Given request
Copy all lines below exactly as written. Leave pictures out.

-------

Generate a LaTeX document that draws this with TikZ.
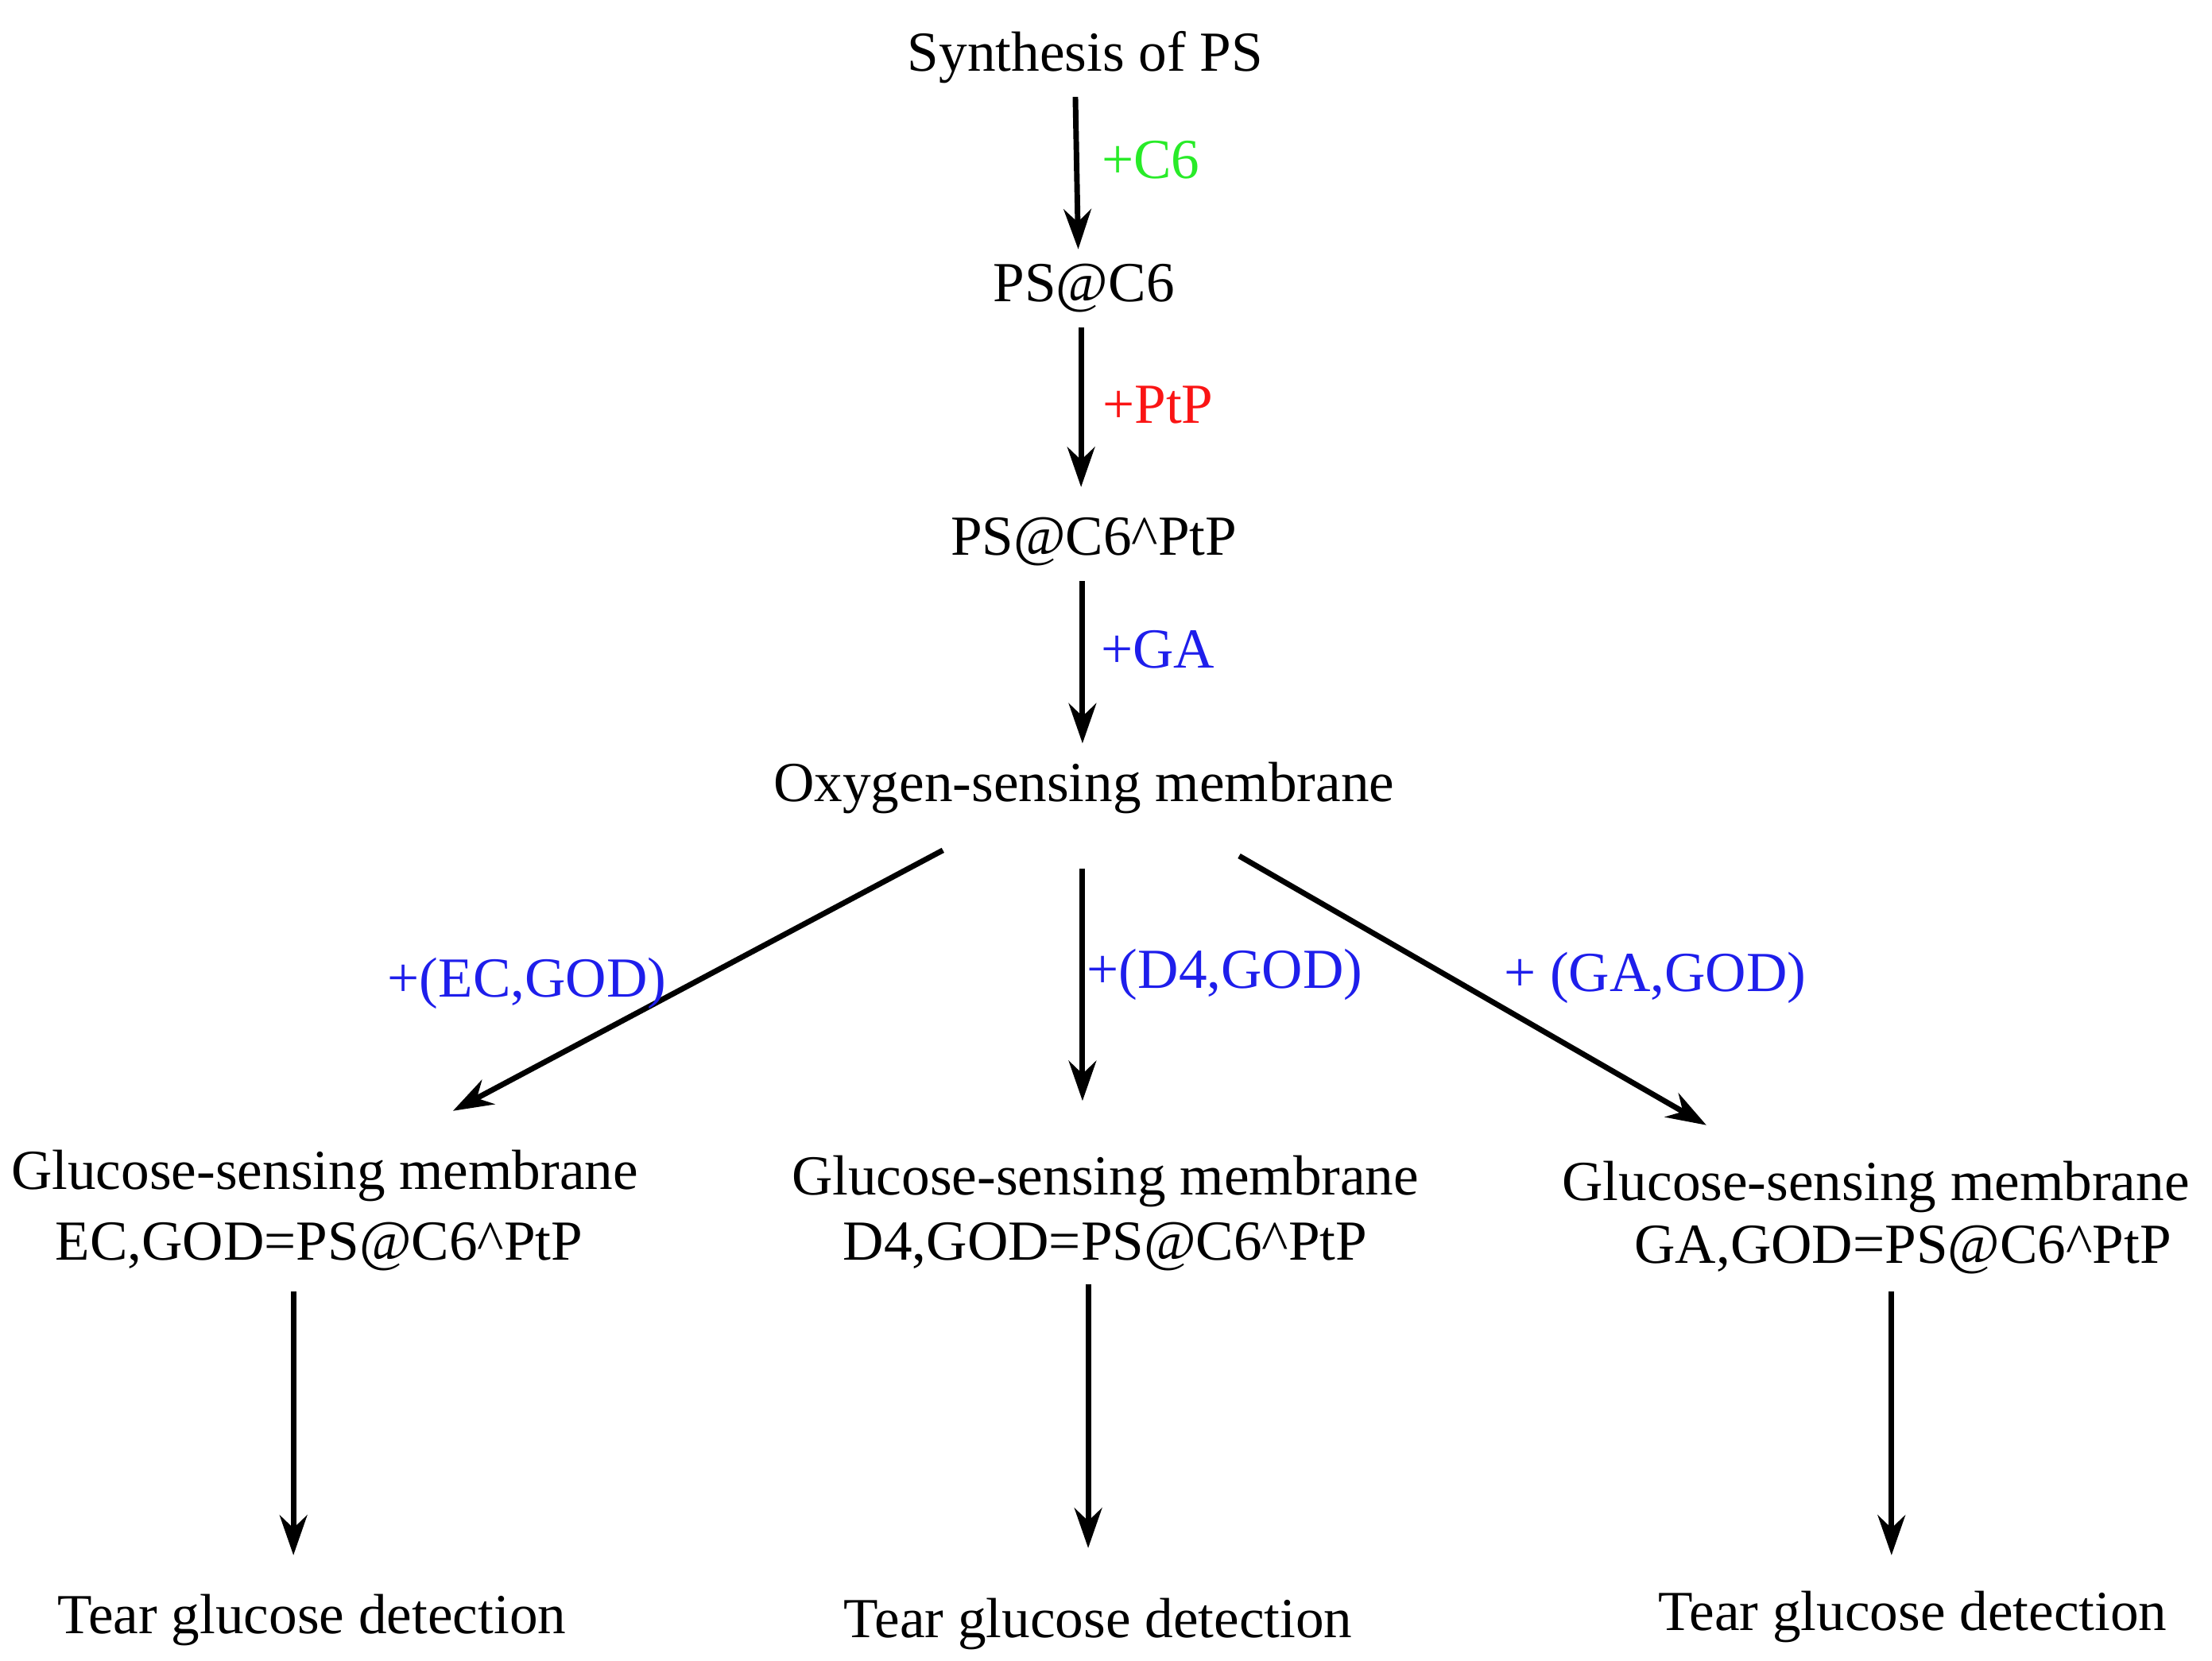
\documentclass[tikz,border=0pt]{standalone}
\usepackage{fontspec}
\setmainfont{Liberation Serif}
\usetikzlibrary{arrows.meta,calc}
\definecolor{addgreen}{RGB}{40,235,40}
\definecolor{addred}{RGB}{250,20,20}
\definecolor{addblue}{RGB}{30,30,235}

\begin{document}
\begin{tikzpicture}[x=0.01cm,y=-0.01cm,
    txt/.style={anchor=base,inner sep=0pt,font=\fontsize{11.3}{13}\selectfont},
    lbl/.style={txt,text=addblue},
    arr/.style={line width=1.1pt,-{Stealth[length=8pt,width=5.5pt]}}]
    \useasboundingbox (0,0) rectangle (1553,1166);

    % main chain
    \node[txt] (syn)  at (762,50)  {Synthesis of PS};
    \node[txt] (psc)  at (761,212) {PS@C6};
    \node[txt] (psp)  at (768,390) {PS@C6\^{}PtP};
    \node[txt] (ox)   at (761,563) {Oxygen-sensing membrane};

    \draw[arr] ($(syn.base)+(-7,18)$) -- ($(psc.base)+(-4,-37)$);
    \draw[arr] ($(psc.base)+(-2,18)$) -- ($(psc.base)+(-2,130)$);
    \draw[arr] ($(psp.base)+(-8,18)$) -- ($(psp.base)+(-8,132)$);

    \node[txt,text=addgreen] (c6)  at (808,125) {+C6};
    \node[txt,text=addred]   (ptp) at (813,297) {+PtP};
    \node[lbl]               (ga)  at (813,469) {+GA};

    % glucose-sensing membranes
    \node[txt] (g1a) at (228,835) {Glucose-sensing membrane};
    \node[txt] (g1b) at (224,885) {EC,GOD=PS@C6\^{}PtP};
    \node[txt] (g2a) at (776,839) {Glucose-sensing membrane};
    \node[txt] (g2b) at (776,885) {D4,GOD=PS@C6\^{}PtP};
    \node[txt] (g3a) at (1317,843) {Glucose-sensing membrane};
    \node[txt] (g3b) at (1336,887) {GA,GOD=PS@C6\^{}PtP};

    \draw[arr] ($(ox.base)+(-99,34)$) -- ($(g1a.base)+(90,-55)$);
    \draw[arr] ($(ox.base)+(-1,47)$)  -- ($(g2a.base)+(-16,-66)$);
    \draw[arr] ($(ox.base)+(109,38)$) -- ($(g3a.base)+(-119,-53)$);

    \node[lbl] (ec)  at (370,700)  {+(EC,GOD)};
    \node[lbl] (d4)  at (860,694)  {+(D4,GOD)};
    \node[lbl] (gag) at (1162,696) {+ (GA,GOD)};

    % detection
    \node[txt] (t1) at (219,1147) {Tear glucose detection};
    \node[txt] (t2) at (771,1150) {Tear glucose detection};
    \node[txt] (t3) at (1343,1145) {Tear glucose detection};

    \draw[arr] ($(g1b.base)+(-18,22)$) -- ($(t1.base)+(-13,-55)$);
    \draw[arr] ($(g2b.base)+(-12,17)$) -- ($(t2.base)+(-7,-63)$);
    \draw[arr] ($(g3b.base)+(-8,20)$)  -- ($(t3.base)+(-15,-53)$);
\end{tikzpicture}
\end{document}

-------

Full output
Generate a LaTeX document that draws this with TikZ.
\documentclass[tikz,border=0pt]{standalone}
\usepackage{fontspec}
\setmainfont{Liberation Serif}
\usetikzlibrary{arrows.meta,calc}
\definecolor{addgreen}{RGB}{40,235,40}
\definecolor{addred}{RGB}{250,20,20}
\definecolor{addblue}{RGB}{30,30,235}

\begin{document}
\begin{tikzpicture}[x=0.01cm,y=-0.01cm,
    txt/.style={anchor=base,inner sep=0pt,font=\fontsize{11.3}{13}\selectfont},
    lbl/.style={txt,text=addblue},
    arr/.style={line width=1.1pt,-{Stealth[length=8pt,width=5.5pt]}}]
    \useasboundingbox (0,0) rectangle (1553,1166);

    % main chain
    \node[txt] (syn)  at (762,50)  {Synthesis of PS};
    \node[txt] (psc)  at (761,212) {PS@C6};
    \node[txt] (psp)  at (768,390) {PS@C6\^{}PtP};
    \node[txt] (ox)   at (761,563) {Oxygen-sensing membrane};

    \draw[arr] ($(syn.base)+(-7,18)$) -- ($(psc.base)+(-4,-37)$);
    \draw[arr] ($(psc.base)+(-2,18)$) -- ($(psc.base)+(-2,130)$);
    \draw[arr] ($(psp.base)+(-8,18)$) -- ($(psp.base)+(-8,132)$);

    \node[txt,text=addgreen] (c6)  at (808,125) {+C6};
    \node[txt,text=addred]   (ptp) at (813,297) {+PtP};
    \node[lbl]               (ga)  at (813,469) {+GA};

    % glucose-sensing membranes
    \node[txt] (g1a) at (228,835) {Glucose-sensing membrane};
    \node[txt] (g1b) at (224,885) {EC,GOD=PS@C6\^{}PtP};
    \node[txt] (g2a) at (776,839) {Glucose-sensing membrane};
    \node[txt] (g2b) at (776,885) {D4,GOD=PS@C6\^{}PtP};
    \node[txt] (g3a) at (1317,843) {Glucose-sensing membrane};
    \node[txt] (g3b) at (1336,887) {GA,GOD=PS@C6\^{}PtP};

    \draw[arr] ($(ox.base)+(-99,34)$) -- ($(g1a.base)+(90,-55)$);
    \draw[arr] ($(ox.base)+(-1,47)$)  -- ($(g2a.base)+(-16,-66)$);
    \draw[arr] ($(ox.base)+(109,38)$) -- ($(g3a.base)+(-119,-53)$);

    \node[lbl] (ec)  at (370,700)  {+(EC,GOD)};
    \node[lbl] (d4)  at (860,694)  {+(D4,GOD)};
    \node[lbl] (gag) at (1162,696) {+ (GA,GOD)};

    % detection
    \node[txt] (t1) at (219,1147) {Tear glucose detection};
    \node[txt] (t2) at (771,1150) {Tear glucose detection};
    \node[txt] (t3) at (1343,1145) {Tear glucose detection};

    \draw[arr] ($(g1b.base)+(-18,22)$) -- ($(t1.base)+(-13,-55)$);
    \draw[arr] ($(g2b.base)+(-12,17)$) -- ($(t2.base)+(-7,-63)$);
    \draw[arr] ($(g3b.base)+(-8,20)$)  -- ($(t3.base)+(-15,-53)$);
\end{tikzpicture}
\end{document}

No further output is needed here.